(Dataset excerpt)
------------
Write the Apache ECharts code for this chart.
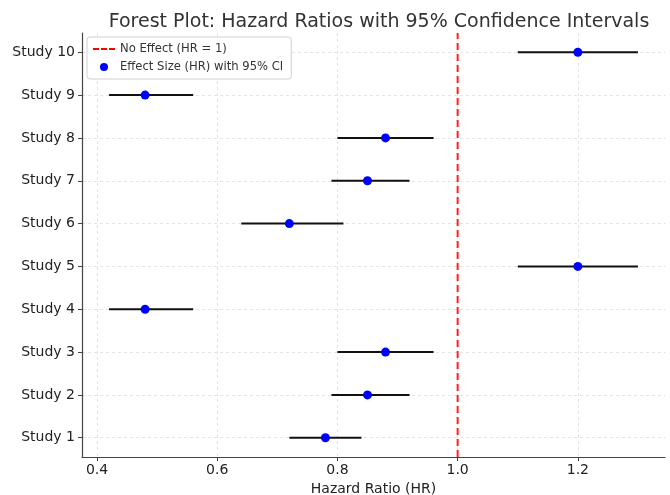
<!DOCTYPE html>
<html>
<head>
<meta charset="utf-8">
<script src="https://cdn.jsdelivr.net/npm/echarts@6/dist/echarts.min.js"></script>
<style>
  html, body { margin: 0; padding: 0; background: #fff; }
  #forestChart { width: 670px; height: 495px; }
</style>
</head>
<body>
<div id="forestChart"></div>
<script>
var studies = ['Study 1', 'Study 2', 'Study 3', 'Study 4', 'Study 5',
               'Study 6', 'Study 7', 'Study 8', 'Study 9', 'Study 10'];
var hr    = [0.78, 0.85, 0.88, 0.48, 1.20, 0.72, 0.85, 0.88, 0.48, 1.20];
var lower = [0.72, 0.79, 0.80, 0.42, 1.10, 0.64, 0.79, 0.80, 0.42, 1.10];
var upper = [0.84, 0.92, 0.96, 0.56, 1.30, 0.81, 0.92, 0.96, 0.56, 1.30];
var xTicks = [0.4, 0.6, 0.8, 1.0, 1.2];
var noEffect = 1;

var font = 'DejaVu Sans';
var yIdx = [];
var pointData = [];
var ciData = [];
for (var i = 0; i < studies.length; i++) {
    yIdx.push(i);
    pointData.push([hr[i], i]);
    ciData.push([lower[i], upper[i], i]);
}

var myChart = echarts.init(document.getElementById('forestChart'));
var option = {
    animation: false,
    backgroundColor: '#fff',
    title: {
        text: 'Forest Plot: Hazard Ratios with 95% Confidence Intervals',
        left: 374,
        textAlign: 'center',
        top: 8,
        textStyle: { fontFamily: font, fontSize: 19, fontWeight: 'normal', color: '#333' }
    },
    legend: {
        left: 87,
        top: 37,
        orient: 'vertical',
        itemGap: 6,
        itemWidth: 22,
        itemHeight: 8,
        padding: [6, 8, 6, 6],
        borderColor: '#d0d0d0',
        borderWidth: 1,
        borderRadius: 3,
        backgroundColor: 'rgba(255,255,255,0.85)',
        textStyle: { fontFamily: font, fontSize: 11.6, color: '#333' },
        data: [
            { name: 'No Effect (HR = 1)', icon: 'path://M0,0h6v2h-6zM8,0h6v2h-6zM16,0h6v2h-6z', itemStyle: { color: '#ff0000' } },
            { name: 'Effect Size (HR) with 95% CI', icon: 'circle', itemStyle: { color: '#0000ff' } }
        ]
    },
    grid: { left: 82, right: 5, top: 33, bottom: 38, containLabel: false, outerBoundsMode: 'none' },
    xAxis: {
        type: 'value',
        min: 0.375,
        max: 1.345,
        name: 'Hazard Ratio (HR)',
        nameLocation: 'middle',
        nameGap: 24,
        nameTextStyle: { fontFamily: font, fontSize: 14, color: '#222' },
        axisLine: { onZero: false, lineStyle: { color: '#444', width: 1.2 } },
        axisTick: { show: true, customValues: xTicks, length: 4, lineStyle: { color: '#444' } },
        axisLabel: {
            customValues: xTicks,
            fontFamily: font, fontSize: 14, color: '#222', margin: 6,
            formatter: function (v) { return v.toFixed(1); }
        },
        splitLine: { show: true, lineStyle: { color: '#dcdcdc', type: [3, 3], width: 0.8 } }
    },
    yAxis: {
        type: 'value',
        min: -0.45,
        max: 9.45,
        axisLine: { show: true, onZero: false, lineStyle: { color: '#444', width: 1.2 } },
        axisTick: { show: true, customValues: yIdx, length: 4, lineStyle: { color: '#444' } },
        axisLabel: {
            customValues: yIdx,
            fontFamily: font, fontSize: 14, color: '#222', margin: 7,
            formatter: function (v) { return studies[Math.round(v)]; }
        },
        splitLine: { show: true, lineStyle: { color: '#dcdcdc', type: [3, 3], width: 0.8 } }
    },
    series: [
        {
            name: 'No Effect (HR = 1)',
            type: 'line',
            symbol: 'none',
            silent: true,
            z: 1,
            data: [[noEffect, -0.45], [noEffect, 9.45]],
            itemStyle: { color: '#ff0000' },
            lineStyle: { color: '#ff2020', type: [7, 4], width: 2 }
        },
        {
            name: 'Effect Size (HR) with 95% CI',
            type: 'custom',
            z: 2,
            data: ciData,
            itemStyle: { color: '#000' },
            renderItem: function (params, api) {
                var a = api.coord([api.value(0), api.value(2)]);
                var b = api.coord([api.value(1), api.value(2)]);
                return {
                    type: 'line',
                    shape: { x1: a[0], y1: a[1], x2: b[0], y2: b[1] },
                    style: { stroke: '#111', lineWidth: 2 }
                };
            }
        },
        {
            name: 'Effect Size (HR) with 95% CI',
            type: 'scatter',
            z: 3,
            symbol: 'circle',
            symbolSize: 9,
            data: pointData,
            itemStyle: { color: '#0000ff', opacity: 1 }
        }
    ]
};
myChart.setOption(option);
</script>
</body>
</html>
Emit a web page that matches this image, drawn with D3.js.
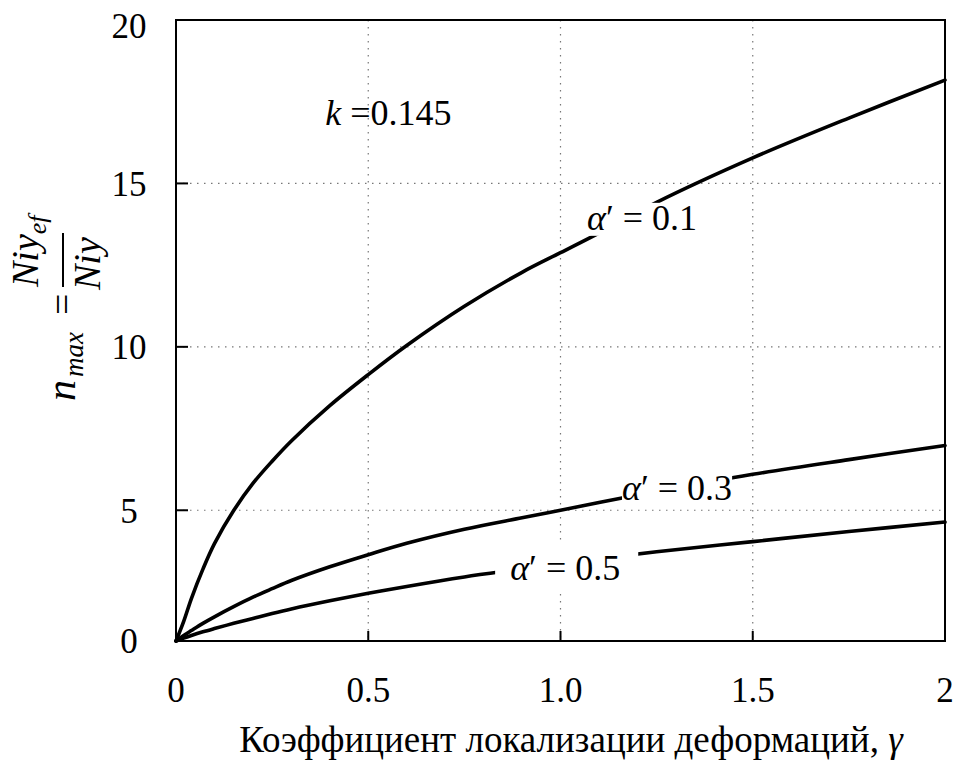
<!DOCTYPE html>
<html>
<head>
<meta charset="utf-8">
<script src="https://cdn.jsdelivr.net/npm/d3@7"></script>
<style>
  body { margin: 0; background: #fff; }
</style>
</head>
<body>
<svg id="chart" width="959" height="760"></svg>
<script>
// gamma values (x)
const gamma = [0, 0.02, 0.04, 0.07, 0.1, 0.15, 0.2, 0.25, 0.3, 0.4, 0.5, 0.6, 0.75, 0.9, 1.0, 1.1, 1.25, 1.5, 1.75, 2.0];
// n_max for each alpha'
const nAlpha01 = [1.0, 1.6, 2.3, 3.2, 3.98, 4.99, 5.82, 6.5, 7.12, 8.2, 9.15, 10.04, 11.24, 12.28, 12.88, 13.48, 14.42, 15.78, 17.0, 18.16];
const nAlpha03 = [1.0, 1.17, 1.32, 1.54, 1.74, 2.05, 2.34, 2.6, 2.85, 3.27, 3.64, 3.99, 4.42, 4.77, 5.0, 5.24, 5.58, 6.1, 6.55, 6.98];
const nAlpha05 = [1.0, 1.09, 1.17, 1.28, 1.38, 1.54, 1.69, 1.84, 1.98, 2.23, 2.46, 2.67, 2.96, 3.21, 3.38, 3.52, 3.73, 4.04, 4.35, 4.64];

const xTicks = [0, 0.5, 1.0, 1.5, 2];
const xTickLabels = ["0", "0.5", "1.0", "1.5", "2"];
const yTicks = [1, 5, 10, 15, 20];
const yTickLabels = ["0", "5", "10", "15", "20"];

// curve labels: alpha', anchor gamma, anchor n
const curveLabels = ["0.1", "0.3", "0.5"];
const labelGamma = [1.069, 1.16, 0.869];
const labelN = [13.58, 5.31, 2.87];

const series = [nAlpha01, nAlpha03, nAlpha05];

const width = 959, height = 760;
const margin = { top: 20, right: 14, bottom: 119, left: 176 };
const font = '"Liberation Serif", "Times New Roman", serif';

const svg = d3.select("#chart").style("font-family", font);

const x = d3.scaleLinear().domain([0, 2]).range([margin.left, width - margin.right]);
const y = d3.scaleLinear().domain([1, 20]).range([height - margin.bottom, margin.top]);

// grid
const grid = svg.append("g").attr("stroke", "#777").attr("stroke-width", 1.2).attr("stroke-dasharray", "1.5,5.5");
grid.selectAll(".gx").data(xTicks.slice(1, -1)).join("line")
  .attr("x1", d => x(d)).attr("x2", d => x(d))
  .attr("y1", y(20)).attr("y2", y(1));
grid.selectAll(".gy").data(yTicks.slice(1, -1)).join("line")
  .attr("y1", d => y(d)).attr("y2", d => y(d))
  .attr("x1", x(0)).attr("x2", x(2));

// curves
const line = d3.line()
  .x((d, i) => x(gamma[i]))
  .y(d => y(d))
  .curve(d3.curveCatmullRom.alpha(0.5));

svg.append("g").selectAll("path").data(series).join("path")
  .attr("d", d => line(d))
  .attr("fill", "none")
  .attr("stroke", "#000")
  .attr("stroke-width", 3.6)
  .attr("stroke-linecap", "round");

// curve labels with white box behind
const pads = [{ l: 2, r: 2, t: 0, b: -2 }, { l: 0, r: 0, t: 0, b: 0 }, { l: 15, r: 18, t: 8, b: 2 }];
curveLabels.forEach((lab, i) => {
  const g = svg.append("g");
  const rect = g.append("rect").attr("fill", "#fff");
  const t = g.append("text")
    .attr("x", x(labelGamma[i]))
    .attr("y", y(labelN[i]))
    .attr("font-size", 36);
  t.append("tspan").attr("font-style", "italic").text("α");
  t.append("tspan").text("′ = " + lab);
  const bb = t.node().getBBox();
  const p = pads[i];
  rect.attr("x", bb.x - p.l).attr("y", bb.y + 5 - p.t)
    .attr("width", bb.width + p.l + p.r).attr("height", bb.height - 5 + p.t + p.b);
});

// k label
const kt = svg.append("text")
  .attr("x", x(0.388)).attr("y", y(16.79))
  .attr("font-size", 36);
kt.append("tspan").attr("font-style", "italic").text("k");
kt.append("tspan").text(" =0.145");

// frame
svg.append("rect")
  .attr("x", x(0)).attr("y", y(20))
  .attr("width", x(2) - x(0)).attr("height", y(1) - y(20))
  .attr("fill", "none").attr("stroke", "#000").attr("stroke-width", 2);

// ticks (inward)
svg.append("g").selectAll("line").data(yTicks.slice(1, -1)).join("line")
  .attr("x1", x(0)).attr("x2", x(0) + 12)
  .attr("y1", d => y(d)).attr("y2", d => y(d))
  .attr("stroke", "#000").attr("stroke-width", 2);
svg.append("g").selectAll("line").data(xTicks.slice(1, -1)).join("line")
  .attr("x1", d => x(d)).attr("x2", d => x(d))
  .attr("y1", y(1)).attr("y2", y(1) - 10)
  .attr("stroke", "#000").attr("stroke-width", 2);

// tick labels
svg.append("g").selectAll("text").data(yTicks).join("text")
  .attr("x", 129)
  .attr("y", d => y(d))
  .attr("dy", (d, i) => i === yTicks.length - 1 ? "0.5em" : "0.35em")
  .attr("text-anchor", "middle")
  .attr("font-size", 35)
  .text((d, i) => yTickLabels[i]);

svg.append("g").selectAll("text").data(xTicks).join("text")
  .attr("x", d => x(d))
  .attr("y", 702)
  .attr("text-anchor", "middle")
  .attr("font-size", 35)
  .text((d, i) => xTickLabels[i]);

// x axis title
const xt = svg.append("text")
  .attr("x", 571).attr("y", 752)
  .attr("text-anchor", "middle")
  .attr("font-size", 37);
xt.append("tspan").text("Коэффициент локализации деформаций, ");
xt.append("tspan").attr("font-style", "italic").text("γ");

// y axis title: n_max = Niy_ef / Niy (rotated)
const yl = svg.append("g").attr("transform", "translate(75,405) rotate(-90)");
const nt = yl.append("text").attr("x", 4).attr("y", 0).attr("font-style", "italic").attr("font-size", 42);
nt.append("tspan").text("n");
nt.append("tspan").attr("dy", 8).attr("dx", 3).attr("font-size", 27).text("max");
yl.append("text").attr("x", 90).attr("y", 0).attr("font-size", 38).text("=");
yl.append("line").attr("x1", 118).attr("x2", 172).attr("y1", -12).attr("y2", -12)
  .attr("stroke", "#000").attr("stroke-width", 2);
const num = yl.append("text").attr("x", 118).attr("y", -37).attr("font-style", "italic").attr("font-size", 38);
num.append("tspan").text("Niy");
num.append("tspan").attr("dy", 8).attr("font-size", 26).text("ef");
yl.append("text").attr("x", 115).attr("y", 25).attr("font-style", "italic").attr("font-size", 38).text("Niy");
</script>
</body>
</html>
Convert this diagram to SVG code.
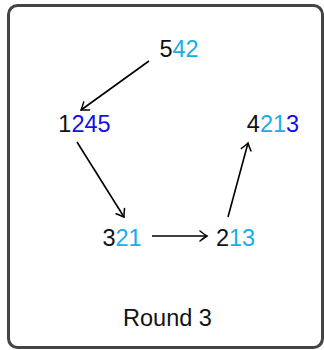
------------
**WHAT YOU SHOULD DO**
From the records, copy every line that has the string "this" in it.

**EXERCISE RESPONSE**
Write the Apache ECharts code for this chart.
Emit a web page that matches this image, drawn with D3.js.
Convert this diagram to SVG code.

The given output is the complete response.